Right now, the average retailer’s modus operandi clashes with the average shopper’s, Yankovich contends. “Retailers might want you to walk through the entire store and see everything, but very few people want to do that. Most of us are on a shopping mission—we want to get a new pair of shoes and we know the kind we need—but the retailer doesn’t help us.”
If technology can find a way to help consumers better understand inventory without forcing them to stop and look at items they don’t want, retailers will have happier customers and, ultimately, higher profits. And that’s exactly the technology Yankovich and his team at eBay are developing.
The problem? Yankovich describes this typical shoe-shopping scenario: “You walk into a shoe store. You wander around. You really don’t understand the inventory at all,” he says. “At some point, you decide to try on some shoes. You make a few choices, say you want a size 12, and the sales guy comes back with an 11.5 in one style, a 12.5 in another and a third that’s not the shoe you asked for. He just thinks somehow he magically knows what you want. In my case, it’s always wrong.”
Is there an app to fix this? Yankovich says not for the majority of shoppers. “Your store is just one of many places they’ll visit.” “Is someone who shops at six department stores and 30 specialty boutique stores near their home going to have 36 apps on their phone just for clothes and shoe shopping? Probably not.” Even if they do, he adds, they have to pull their phone out, unlock it and launch the app. “It’s not easy to engage. That’s friction,” he says.
The answer: Yankovich’s solution is mirror technology. “You walk up to a mirror, touch it, select your size, your department and the styles you’re interested in—slip-on loafers, boat shoes, etc.,” he explains. “Then the mirror shows you only shoes the store actually has in stock in the styles you’ve chosen in your size. You choose from those, and the technology alerts a salesperson to get them out of inventory for you.” Yankovich believes customers are going to be happier because they’re only getting shoes in their size. “You might even decide to try on a few extra shoes,” he adds. “As a retailer, you’ve given the customer a better experience and yourself a high likelihood of success in terms of sales.”

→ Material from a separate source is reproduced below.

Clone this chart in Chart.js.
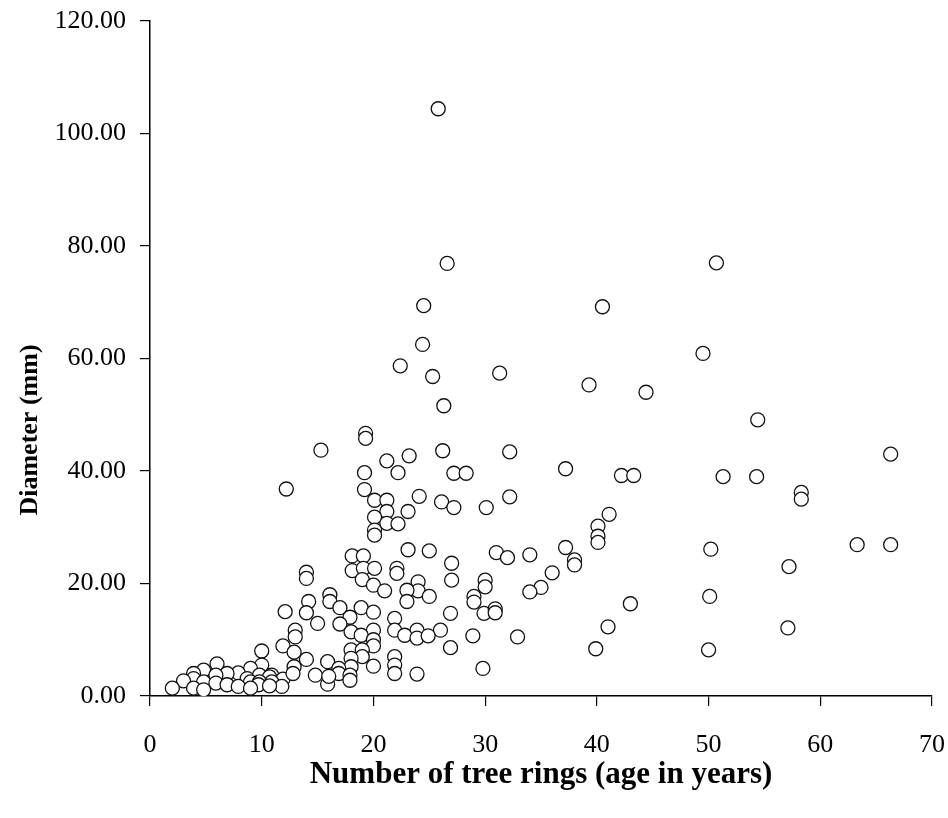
<!DOCTYPE html>
<html>
<head>
<meta charset="utf-8">
<script src="https://cdn.jsdelivr.net/npm/chart.js@4.4.1/dist/chart.umd.min.js"></script>
<style>
  html, body { margin: 0; padding: 0; background: #ffffff; }
  #wrap { width: 948px; height: 818px; position: relative; }
</style>
</head>
<body>
<div id="wrap"><canvas id="c" width="948" height="818"></canvas></div>
<script>
// Number of tree rings (age in years)
const treeRings = [
  25.8, 26.6, 50.7, 24.5, 40.5, 24.4, 49.5, 22.4, 25.3, 31.3,
  39.3, 44.4, 26.3, 54.4, 19.3, 19.3, 15.3, 26.2, 32.2, 66.3,
  23.2, 21.2, 37.2, 19.2, 22.2, 27.2, 28.3, 42.2, 43.3, 51.3,
  54.3, 12.2, 19.2, 58.3, 58.3, 24.1, 32.2, 20.1, 21.2, 26.1,
  27.2, 30.1, 21.2, 23.1, 41.1, 20.1, 21.2, 22.2, 40.1, 20.1,
  20.1, 40.1, 40.1, 63.3, 66.3, 37.2, 23.1, 25.0, 50.2, 31.0,
  32.0, 34.0, 18.1, 19.1, 38.0, 38.0, 27.0, 57.2, 18.1, 19.1,
  20.1, 22.1, 22.1, 14.0, 14.0, 36.0, 19.0, 27.0, 30.0, 30.0,
  24.0, 24.0, 20.0, 21.0, 23.0, 35.0, 34.0, 16.1, 16.1, 14.2,
  23.0, 25.0, 29.0, 29.0, 50.1, 43.0, 17.0, 18.9, 20.0, 12.1,
  14.0, 26.9, 29.9, 30.9, 30.9, 17.9, 21.9, 15.0, 17.0, 41.0,
  57.1, 13.0, 20.0, 18.0, 21.9, 23.9, 26.0, 18.9, 22.8, 23.9,
  24.9, 28.9, 32.9, 13.0, 20.0, 20.0, 26.9, 39.9, 50.0, 11.9,
  18.0, 19.0, 10.0, 12.9, 19.0, 21.9, 18.0, 14.0, 15.9, 10.0,
  21.9, 18.0, 20.0, 12.9, 6.0, 16.9, 29.8, 9.0, 4.8, 7.9,
  6.9, 3.9, 16.9, 21.9, 23.9, 14.8, 17.9, 9.8, 10.9, 5.9,
  10.7, 3.9, 8.7, 11.9, 17.9, 3.0, 4.8, 9.0, 9.8, 10.9,
  5.9, 15.9, 6.9, 9.7, 7.9, 11.8, 10.7, 2.0, 3.9, 9.0,
  4.8, 12.8, 16.0
];
// Diameter (mm)
const diameters = [
  104.4, 76.9, 77.0, 69.4, 69.2, 62.5, 60.9, 58.7, 56.8, 57.4,
  55.3, 54.0, 51.6, 49.1, 46.7, 45.8, 43.7, 43.6, 43.4, 43.0,
  42.7, 41.8, 40.4, 39.7, 39.7, 39.6, 39.6, 39.2, 39.2, 39.0,
  39.0, 36.8, 36.7, 36.2, 35.0, 35.5, 35.4, 34.8, 34.8, 34.5,
  33.5, 33.5, 32.8, 32.8, 32.3, 31.8, 30.7, 30.6, 30.2, 29.5,
  28.6, 28.4, 27.3, 26.9, 26.9, 26.4, 26.0, 25.8, 26.1, 25.5,
  24.6, 25.1, 24.9, 24.9, 24.2, 23.3, 23.6, 23.0, 22.3, 22.7,
  22.7, 22.7, 21.8, 22.0, 20.9, 21.9, 20.7, 20.6, 20.6, 19.4,
  20.3, 18.7, 19.7, 18.7, 18.8, 19.3, 18.5, 18.0, 16.8, 16.8,
  16.8, 17.7, 17.7, 16.7, 17.7, 16.4, 15.7, 15.7, 14.9, 15.0,
  14.8, 14.7, 14.7, 15.5, 14.8, 14.0, 13.8, 12.9, 12.8, 12.3,
  12.1, 11.7, 11.7, 11.4, 11.7, 11.7, 11.7, 10.8, 10.8, 10.3,
  10.7, 10.7, 10.5, 10.5, 10.0, 8.9, 8.6, 8.4, 8.2, 8.9,
  8.2, 8.2, 8.0, 7.8, 7.0, 7.0, 6.7, 6.5, 6.1, 5.5,
  5.5, 5.2, 5.3, 5.2, 5.7, 4.9, 4.9, 4.9, 4.6, 4.1,
  4.0, 4.0, 4.0, 4.0, 3.9, 3.7, 3.7, 3.7, 3.7, 3.7,
  3.4, 3.1, 3.1, 3.0, 2.8, 2.7, 2.5, 2.5, 2.5, 2.5,
  2.3, 2.1, 2.0, 2.0, 1.7, 1.7, 1.8, 1.4, 1.4, 1.4,
  1.1, 4.0, 3.5
];
const xTicks = [0, 10, 20, 30, 40, 50, 60, 70];
const yTicks = [0, 20, 40, 60, 80, 100, 120];
const xTitle = 'Number of tree rings (age in years)';
const yTitle = 'Diameter (mm)';

const points = treeRings.map((x, i) => ({ x: x, y: diameters[i] }));
const SERIF = "'Liberation Serif', 'Times New Roman', serif";

const yTitlePlugin = {
  id: 'yTitlePlugin',
  afterDraw(chart) {
    const ctx = chart.ctx;
    ctx.save();
    ctx.translate(30, 430);
    ctx.rotate(-Math.PI / 2);
    ctx.font = "bold 26px " + SERIF;
    ctx.fillStyle = '#000';
    ctx.textAlign = 'center';
    ctx.textBaseline = 'middle';
    ctx.fillText(yTitle, 0, 0);
    ctx.restore();
  }
};

new Chart(document.getElementById('c'), {
  type: 'scatter',
  data: {
    datasets: [{
      data: points,
      pointStyle: 'circle',
      pointRadius: 7,
      pointHoverRadius: 7,
      pointBackgroundColor: '#ffffff',
      pointBorderColor: '#111111',
      pointBorderWidth: 1.3
    }]
  },
  options: {
    responsive: false,
    animation: false,
    devicePixelRatio: 1,
    layout: { padding: { top: 21, right: 16, left: 0, bottom: 0 } },
    plugins: { legend: { display: false }, tooltip: { enabled: false } },
    scales: {
      x: {
        type: 'linear',
        min: xTicks[0],
        max: xTicks[xTicks.length - 1],
        afterBuildTicks: (s) => { s.ticks = xTicks.map(v => ({ value: v })); },
        afterFit: (s) => { s.height = 122; s.paddingLeft = 0; s.paddingRight = 0; },
        border: { display: true, color: '#000', width: 1.5 },
        grid: { display: true, drawOnChartArea: false, drawTicks: true, tickLength: 10, color: '#000', lineWidth: 1.2 },
        ticks: {
          color: '#000',
          padding: 24,
          maxRotation: 0,
          font: { family: SERIF, size: 26 },
          callback: (v) => String(v)
        },
        title: {
          display: true,
          text: xTitle,
          color: '#000',
          font: { family: SERIF, size: 31, weight: 'bold' },
          padding: { top: 0, bottom: 24 }
        }
      },
      y: {
        type: 'linear',
        min: yTicks[0],
        max: yTicks[yTicks.length - 1],
        afterBuildTicks: (s) => { s.ticks = yTicks.map(v => ({ value: v })); },
        afterFit: (s) => { s.width = 150; s.paddingTop = 0; s.paddingBottom = 0; },
        border: { display: true, color: '#000', width: 1.5 },
        grid: { display: true, drawOnChartArea: false, drawTicks: true, tickLength: 10, color: '#000', lineWidth: 1.2 },
        ticks: {
          color: '#000',
          padding: 14,
          font: { family: SERIF, size: 26 },
          callback: (v) => Number(v).toFixed(2)
        },
        title: { display: false }
      }
    }
  },
  plugins: [yTitlePlugin]
});
</script>
</body>
</html>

Until now, the hardware didn’t exist to offer this experience. There were no larger screens of, say, three feet across diagonally that could hang in a retail environment, hold up to heavy use all day and meet customers’ expectations for touchscreen performance, he says. “But that’s changing. Manufacturers are crossing that hurdle,” according to Yankovich.
Yankovich recently filed a patent for a system he predicts will make the approach even better. “You’ll have a system that lets devotees and frequent customers use mirror technology to self-identify,” he explains. “That way you can collect information on your customers that will help you know whether a shoe is going to fit them.” For example, every manufacturer has a different shape and size that they call a 12. Retailers can measure the customer’s foot and then do the same to their shoe inventory, but it’s not easy, Yankovich points out. “Imagine you, the retailer, can collect data on the history of the last six shoes I purchased and feedback telling you I thought five of them were awesome. They fit perfectly,” he offers. “Now imagine another customer comes in who wears the same size and appears to have the same taste as I do. If you can go into your database, you can recommend the shoes I bought. There’s a good chance they’ll fit the new customer, who shares my size and tastes, too. Now, without knowing any special information about each manufacturer’s exact sizing, you can make recommendations that will genuinely help your customers.” As this starts to evolve, retailers will be able to use the data they collect to benefit the consumer even more, Yankovich predicts. “Ultimately the people walking into your store will be far happier, they’ll let go of their money much faster and their basket size will be far bigger,” he says.